# [STATED GOAL]
Output the material exactly, but drop every image it holds.

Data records
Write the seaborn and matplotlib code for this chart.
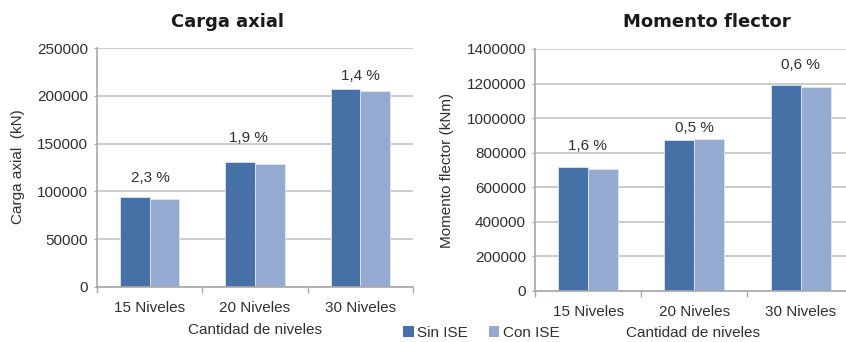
import matplotlib
matplotlib.use("Agg")
import matplotlib.pyplot as plt
from matplotlib.patches import Patch
from matplotlib.ticker import FuncFormatter, FixedLocator
import seaborn as sns
import pandas as pd

# Datos
niveles = ["15 Niveles", "20 Niveles", "30 Niveles"]
series = ["Sin ISE", "Con ISE"]
carga_sin = [94000, 131000, 207500]
carga_con = [91840, 128500, 204600]
carga_dif = ["2,3 %", "1,9 %", "1,4 %"]
momento_sin = [715000, 875000, 1190000]
momento_con = [703560, 879400, 1182900]
momento_dif = ["1,6 %", "0,5 %", "0,6 %"]

colores = ["#4571a6", "#94aad0"]
texto = "#303030"
rejilla = "#c4c4c4"
eje = "#a8a8a8"

sns.set_theme(style="white")
plt.rcParams["font.family"] = ["Liberation Sans", "DejaVu Sans"]

W, H = 846, 342
fig = plt.figure(figsize=(W / 100, H / 100), dpi=100)


def frame(df_sin, df_con):
    return pd.DataFrame({
        "nivel": niveles * 2,
        "serie": [series[0]] * 3 + [series[1]] * 3,
        "valor": list(df_sin) + list(df_con),
    })


def panel(rect, sin, con, dif, ymax, ystep, label_dy, label_dx):
    x0, y0, x1, y1 = rect
    ax = fig.add_axes([x0 / W, 1 - y1 / H, (x1 - x0) / W, (y1 - y0) / H])
    sns.barplot(data=frame(sin, con), x="nivel", y="valor", hue="serie",
                palette=colores, saturation=1, width=0.564, gap=0, ax=ax,
                legend=False, linewidth=0.6, edgecolor="#dfe6f0")
    ax.set_xlim(-0.5, 2.5)
    ax.set_ylim(0, ymax)
    ax.yaxis.set_major_locator(FixedLocator(list(range(0, ymax + 1, ystep))))
    ax.yaxis.set_major_formatter(FuncFormatter(lambda v, p: f"{int(v)}"))
    ax.set_axisbelow(True)
    ax.grid(axis="y", color=rejilla, linewidth=1.2)
    for s in ("top", "right"):
        ax.spines[s].set_visible(False)
    for s in ("left", "bottom"):
        ax.spines[s].set_color(eje)
        ax.spines[s].set_linewidth(1.2)
    ax.set_xticks([0, 1, 2])
    ax.set_xticks([-0.5, 0.5, 1.5, 2.5], minor=True)
    ax.tick_params(axis="x", which="major", length=0, pad=10,
                   labelsize=11, labelcolor=texto)
    ax.tick_params(axis="x", which="minor", length=4, width=1.0,
                   color=eje, direction="out", bottom=True)
    ax.tick_params(axis="y", length=2.5, width=1.0, color=eje,
                   direction="out", left=True, pad=4,
                   labelsize=11, labelcolor=texto)
    ax.set_xlabel("")
    ax.set_ylabel("")
    for i, t in enumerate(dif):
        top = max(sin[i], con[i])
        ax.annotate(t, (i, top), xytext=(label_dx[i], label_dy[i]),
                    textcoords="offset pixels", ha="center", va="center",
                    fontsize=11, color=texto)
    return ax


panel((97, 48, 413, 287), carga_sin, carga_con, carga_dif,
      250000, 50000, [19, 24, 13], [1, -7, 0])
panel((535, 49, 853.7, 291), momento_sin, momento_con, momento_dif,
      1400000, 200000, [21, 11, 20], [-1, 0, 0])

# Títulos y rótulos de ejes
fig.text(227 / W, 1 - 22 / H, "Carga axial", ha="center", va="center",
         fontsize=13, fontweight="bold", family="DejaVu Sans", color="#1a1a1a")
fig.text(707 / W, 1 - 22 / H, "Momento flector", ha="center", va="center",
         fontsize=13, fontweight="bold", family="DejaVu Sans", color="#1a1a1a")
fig.text(18 / W, 1 - 167 / H, "Carga axial  (kN)", rotation=90,
         ha="center", va="center", fontsize=11, color=texto)
fig.text(447 / W, 1 - 170 / H, "Momento flector (kNm)", rotation=90,
         ha="center", va="center", fontsize=11, color=texto)
fig.text(255 / W, 1 - 330 / H, "Cantidad de niveles", ha="center",
         va="center", fontsize=11, color=texto)
fig.text(693 / W, 1 - 333 / H, "Cantidad de niveles", ha="center",
         va="center", fontsize=11, color=texto)

handles = [Patch(facecolor=c, edgecolor="none") for c in colores]
fig.legend(handles, series, loc="center", bbox_to_anchor=(481 / W, 9 / H),
           ncol=2, frameon=False, fontsize=11, handlelength=0.7,
           handleheight=0.7, handletextpad=0.2, columnspacing=1.4,
           labelcolor=texto, borderpad=0)

fig.savefig("out.png", dpi=100)
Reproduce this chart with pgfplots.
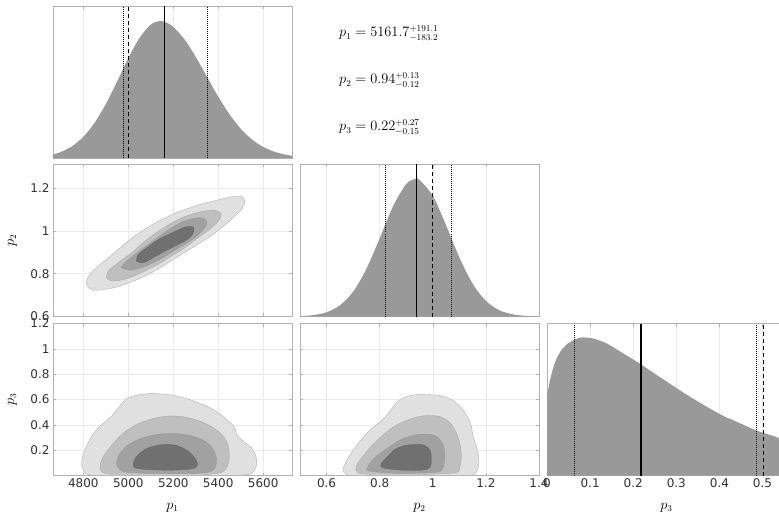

# [SOLUTION TO THE PROBLEM]
Write the seaborn and matplotlib code for this chart.
import matplotlib
matplotlib.use("Agg")
import matplotlib.pyplot as plt
from matplotlib.patches import Patch
from matplotlib.ticker import FuncFormatter, FixedLocator
import seaborn as sns
import pandas as pd

# Datos
niveles = ["15 Niveles", "20 Niveles", "30 Niveles"]
series = ["Sin ISE", "Con ISE"]
carga_sin = [94000, 131000, 207500]
carga_con = [91840, 128500, 204600]
carga_dif = ["2,3 %", "1,9 %", "1,4 %"]
momento_sin = [715000, 875000, 1190000]
momento_con = [703560, 879400, 1182900]
momento_dif = ["1,6 %", "0,5 %", "0,6 %"]

colores = ["#4571a6", "#94aad0"]
texto = "#303030"
rejilla = "#c4c4c4"
eje = "#a8a8a8"

sns.set_theme(style="white")
plt.rcParams["font.family"] = ["Liberation Sans", "DejaVu Sans"]

W, H = 846, 342
fig = plt.figure(figsize=(W / 100, H / 100), dpi=100)


def frame(df_sin, df_con):
    return pd.DataFrame({
        "nivel": niveles * 2,
        "serie": [series[0]] * 3 + [series[1]] * 3,
        "valor": list(df_sin) + list(df_con),
    })


def panel(rect, sin, con, dif, ymax, ystep, label_dy, label_dx):
    x0, y0, x1, y1 = rect
    ax = fig.add_axes([x0 / W, 1 - y1 / H, (x1 - x0) / W, (y1 - y0) / H])
    sns.barplot(data=frame(sin, con), x="nivel", y="valor", hue="serie",
                palette=colores, saturation=1, width=0.564, gap=0, ax=ax,
                legend=False, linewidth=0.6, edgecolor="#dfe6f0")
    ax.set_xlim(-0.5, 2.5)
    ax.set_ylim(0, ymax)
    ax.yaxis.set_major_locator(FixedLocator(list(range(0, ymax + 1, ystep))))
    ax.yaxis.set_major_formatter(FuncFormatter(lambda v, p: f"{int(v)}"))
    ax.set_axisbelow(True)
    ax.grid(axis="y", color=rejilla, linewidth=1.2)
    for s in ("top", "right"):
        ax.spines[s].set_visible(False)
    for s in ("left", "bottom"):
        ax.spines[s].set_color(eje)
        ax.spines[s].set_linewidth(1.2)
    ax.set_xticks([0, 1, 2])
    ax.set_xticks([-0.5, 0.5, 1.5, 2.5], minor=True)
    ax.tick_params(axis="x", which="major", length=0, pad=10,
                   labelsize=11, labelcolor=texto)
    ax.tick_params(axis="x", which="minor", length=4, width=1.0,
                   color=eje, direction="out", bottom=True)
    ax.tick_params(axis="y", length=2.5, width=1.0, color=eje,
                   direction="out", left=True, pad=4,
                   labelsize=11, labelcolor=texto)
    ax.set_xlabel("")
    ax.set_ylabel("")
    for i, t in enumerate(dif):
        top = max(sin[i], con[i])
        ax.annotate(t, (i, top), xytext=(label_dx[i], label_dy[i]),
                    textcoords="offset pixels", ha="center", va="center",
                    fontsize=11, color=texto)
    return ax


panel((97, 48, 413, 287), carga_sin, carga_con, carga_dif,
      250000, 50000, [19, 24, 13], [1, -7, 0])
panel((535, 49, 853.7, 291), momento_sin, momento_con, momento_dif,
      1400000, 200000, [21, 11, 20], [-1, 0, 0])

# Títulos y rótulos de ejes
fig.text(227 / W, 1 - 22 / H, "Carga axial", ha="center", va="center",
         fontsize=13, fontweight="bold", family="DejaVu Sans", color="#1a1a1a")
fig.text(707 / W, 1 - 22 / H, "Momento flector", ha="center", va="center",
         fontsize=13, fontweight="bold", family="DejaVu Sans", color="#1a1a1a")
fig.text(18 / W, 1 - 167 / H, "Carga axial  (kN)", rotation=90,
         ha="center", va="center", fontsize=11, color=texto)
fig.text(447 / W, 1 - 170 / H, "Momento flector (kNm)", rotation=90,
         ha="center", va="center", fontsize=11, color=texto)
fig.text(255 / W, 1 - 330 / H, "Cantidad de niveles", ha="center",
         va="center", fontsize=11, color=texto)
fig.text(693 / W, 1 - 333 / H, "Cantidad de niveles", ha="center",
         va="center", fontsize=11, color=texto)

handles = [Patch(facecolor=c, edgecolor="none") for c in colores]
fig.legend(handles, series, loc="center", bbox_to_anchor=(481 / W, 9 / H),
           ncol=2, frameon=False, fontsize=11, handlelength=0.7,
           handleheight=0.7, handletextpad=0.2, columnspacing=1.4,
           labelcolor=texto, borderpad=0)

fig.savefig("out.png", dpi=100)
Reproduce this chart with pgfplots.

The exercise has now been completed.